• _WRITTEN REQUEST_: Write out the material exactly, without any of its pictures.

##### RECORDED DATA

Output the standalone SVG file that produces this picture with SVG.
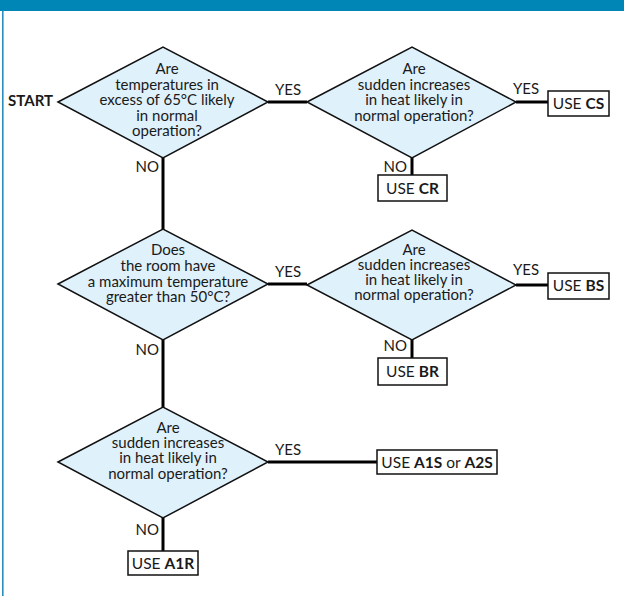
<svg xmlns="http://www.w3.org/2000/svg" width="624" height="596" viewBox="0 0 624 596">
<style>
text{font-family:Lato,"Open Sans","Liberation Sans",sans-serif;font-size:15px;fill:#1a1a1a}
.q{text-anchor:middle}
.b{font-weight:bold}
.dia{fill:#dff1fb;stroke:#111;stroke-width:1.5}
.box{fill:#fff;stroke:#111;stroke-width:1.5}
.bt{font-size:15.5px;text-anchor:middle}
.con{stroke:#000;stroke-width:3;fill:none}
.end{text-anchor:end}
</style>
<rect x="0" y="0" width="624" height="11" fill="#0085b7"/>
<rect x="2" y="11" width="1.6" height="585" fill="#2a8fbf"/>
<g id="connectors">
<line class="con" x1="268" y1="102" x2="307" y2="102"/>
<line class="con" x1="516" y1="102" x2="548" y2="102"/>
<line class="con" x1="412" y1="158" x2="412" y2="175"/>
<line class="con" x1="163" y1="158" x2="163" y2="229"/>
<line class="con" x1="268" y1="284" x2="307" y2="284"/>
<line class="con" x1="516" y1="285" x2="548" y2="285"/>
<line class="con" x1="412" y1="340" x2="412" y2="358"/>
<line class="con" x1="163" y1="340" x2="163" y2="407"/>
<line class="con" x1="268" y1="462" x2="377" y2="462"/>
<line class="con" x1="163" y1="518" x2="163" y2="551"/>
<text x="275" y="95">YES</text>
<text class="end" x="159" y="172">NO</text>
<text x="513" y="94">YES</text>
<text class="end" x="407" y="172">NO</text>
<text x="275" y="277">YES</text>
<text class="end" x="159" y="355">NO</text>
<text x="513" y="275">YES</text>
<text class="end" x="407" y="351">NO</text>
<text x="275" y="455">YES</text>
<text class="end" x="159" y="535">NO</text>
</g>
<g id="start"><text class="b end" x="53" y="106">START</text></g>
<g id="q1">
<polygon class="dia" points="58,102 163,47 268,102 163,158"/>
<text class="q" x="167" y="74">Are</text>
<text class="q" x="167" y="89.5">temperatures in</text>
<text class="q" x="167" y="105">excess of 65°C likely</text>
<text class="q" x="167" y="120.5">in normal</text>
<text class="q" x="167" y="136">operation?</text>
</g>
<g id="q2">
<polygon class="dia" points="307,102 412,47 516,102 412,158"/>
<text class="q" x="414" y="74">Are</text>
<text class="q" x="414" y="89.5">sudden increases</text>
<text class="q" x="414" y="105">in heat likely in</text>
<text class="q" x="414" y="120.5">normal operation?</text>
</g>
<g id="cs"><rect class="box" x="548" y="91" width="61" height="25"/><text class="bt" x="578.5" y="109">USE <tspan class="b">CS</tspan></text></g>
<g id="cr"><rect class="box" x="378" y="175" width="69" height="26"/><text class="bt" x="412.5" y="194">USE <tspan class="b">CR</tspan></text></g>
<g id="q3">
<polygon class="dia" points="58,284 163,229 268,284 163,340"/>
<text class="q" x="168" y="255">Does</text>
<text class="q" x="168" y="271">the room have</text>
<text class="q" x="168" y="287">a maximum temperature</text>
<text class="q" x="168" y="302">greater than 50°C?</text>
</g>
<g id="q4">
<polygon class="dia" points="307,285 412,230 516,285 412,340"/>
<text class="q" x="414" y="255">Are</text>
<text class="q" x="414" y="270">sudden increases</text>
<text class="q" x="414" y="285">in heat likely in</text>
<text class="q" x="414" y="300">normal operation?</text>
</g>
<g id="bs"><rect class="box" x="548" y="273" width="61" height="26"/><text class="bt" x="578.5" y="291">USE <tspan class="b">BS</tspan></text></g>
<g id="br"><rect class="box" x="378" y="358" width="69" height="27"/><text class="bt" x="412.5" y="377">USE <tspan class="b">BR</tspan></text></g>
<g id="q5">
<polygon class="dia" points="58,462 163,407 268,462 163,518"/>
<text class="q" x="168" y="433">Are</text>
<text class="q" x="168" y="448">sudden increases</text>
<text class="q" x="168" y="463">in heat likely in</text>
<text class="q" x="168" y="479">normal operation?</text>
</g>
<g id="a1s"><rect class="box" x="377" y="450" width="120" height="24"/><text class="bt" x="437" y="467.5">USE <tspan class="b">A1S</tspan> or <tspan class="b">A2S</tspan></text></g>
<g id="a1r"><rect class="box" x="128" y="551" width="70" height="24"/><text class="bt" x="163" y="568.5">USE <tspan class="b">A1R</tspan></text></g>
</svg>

##########

• _EXPECTED OUTPUT_:
Output the standalone SVG file that produces this picture with SVG.
<svg xmlns="http://www.w3.org/2000/svg" width="624" height="596" viewBox="0 0 624 596">
<style>
text{font-family:Lato,"Open Sans","Liberation Sans",sans-serif;font-size:15px;fill:#1a1a1a}
.q{text-anchor:middle}
.b{font-weight:bold}
.dia{fill:#dff1fb;stroke:#111;stroke-width:1.5}
.box{fill:#fff;stroke:#111;stroke-width:1.5}
.bt{font-size:15.5px;text-anchor:middle}
.con{stroke:#000;stroke-width:3;fill:none}
.end{text-anchor:end}
</style>
<rect x="0" y="0" width="624" height="11" fill="#0085b7"/>
<rect x="2" y="11" width="1.6" height="585" fill="#2a8fbf"/>
<g id="connectors">
<line class="con" x1="268" y1="102" x2="307" y2="102"/>
<line class="con" x1="516" y1="102" x2="548" y2="102"/>
<line class="con" x1="412" y1="158" x2="412" y2="175"/>
<line class="con" x1="163" y1="158" x2="163" y2="229"/>
<line class="con" x1="268" y1="284" x2="307" y2="284"/>
<line class="con" x1="516" y1="285" x2="548" y2="285"/>
<line class="con" x1="412" y1="340" x2="412" y2="358"/>
<line class="con" x1="163" y1="340" x2="163" y2="407"/>
<line class="con" x1="268" y1="462" x2="377" y2="462"/>
<line class="con" x1="163" y1="518" x2="163" y2="551"/>
<text x="275" y="95">YES</text>
<text class="end" x="159" y="172">NO</text>
<text x="513" y="94">YES</text>
<text class="end" x="407" y="172">NO</text>
<text x="275" y="277">YES</text>
<text class="end" x="159" y="355">NO</text>
<text x="513" y="275">YES</text>
<text class="end" x="407" y="351">NO</text>
<text x="275" y="455">YES</text>
<text class="end" x="159" y="535">NO</text>
</g>
<g id="start"><text class="b end" x="53" y="106">START</text></g>
<g id="q1">
<polygon class="dia" points="58,102 163,47 268,102 163,158"/>
<text class="q" x="167" y="74">Are</text>
<text class="q" x="167" y="89.5">temperatures in</text>
<text class="q" x="167" y="105">excess of 65°C likely</text>
<text class="q" x="167" y="120.5">in normal</text>
<text class="q" x="167" y="136">operation?</text>
</g>
<g id="q2">
<polygon class="dia" points="307,102 412,47 516,102 412,158"/>
<text class="q" x="414" y="74">Are</text>
<text class="q" x="414" y="89.5">sudden increases</text>
<text class="q" x="414" y="105">in heat likely in</text>
<text class="q" x="414" y="120.5">normal operation?</text>
</g>
<g id="cs"><rect class="box" x="548" y="91" width="61" height="25"/><text class="bt" x="578.5" y="109">USE <tspan class="b">CS</tspan></text></g>
<g id="cr"><rect class="box" x="378" y="175" width="69" height="26"/><text class="bt" x="412.5" y="194">USE <tspan class="b">CR</tspan></text></g>
<g id="q3">
<polygon class="dia" points="58,284 163,229 268,284 163,340"/>
<text class="q" x="168" y="255">Does</text>
<text class="q" x="168" y="271">the room have</text>
<text class="q" x="168" y="287">a maximum temperature</text>
<text class="q" x="168" y="302">greater than 50°C?</text>
</g>
<g id="q4">
<polygon class="dia" points="307,285 412,230 516,285 412,340"/>
<text class="q" x="414" y="255">Are</text>
<text class="q" x="414" y="270">sudden increases</text>
<text class="q" x="414" y="285">in heat likely in</text>
<text class="q" x="414" y="300">normal operation?</text>
</g>
<g id="bs"><rect class="box" x="548" y="273" width="61" height="26"/><text class="bt" x="578.5" y="291">USE <tspan class="b">BS</tspan></text></g>
<g id="br"><rect class="box" x="378" y="358" width="69" height="27"/><text class="bt" x="412.5" y="377">USE <tspan class="b">BR</tspan></text></g>
<g id="q5">
<polygon class="dia" points="58,462 163,407 268,462 163,518"/>
<text class="q" x="168" y="433">Are</text>
<text class="q" x="168" y="448">sudden increases</text>
<text class="q" x="168" y="463">in heat likely in</text>
<text class="q" x="168" y="479">normal operation?</text>
</g>
<g id="a1s"><rect class="box" x="377" y="450" width="120" height="24"/><text class="bt" x="437" y="467.5">USE <tspan class="b">A1S</tspan> or <tspan class="b">A2S</tspan></text></g>
<g id="a1r"><rect class="box" x="128" y="551" width="70" height="24"/><text class="bt" x="163" y="568.5">USE <tspan class="b">A1R</tspan></text></g>
</svg>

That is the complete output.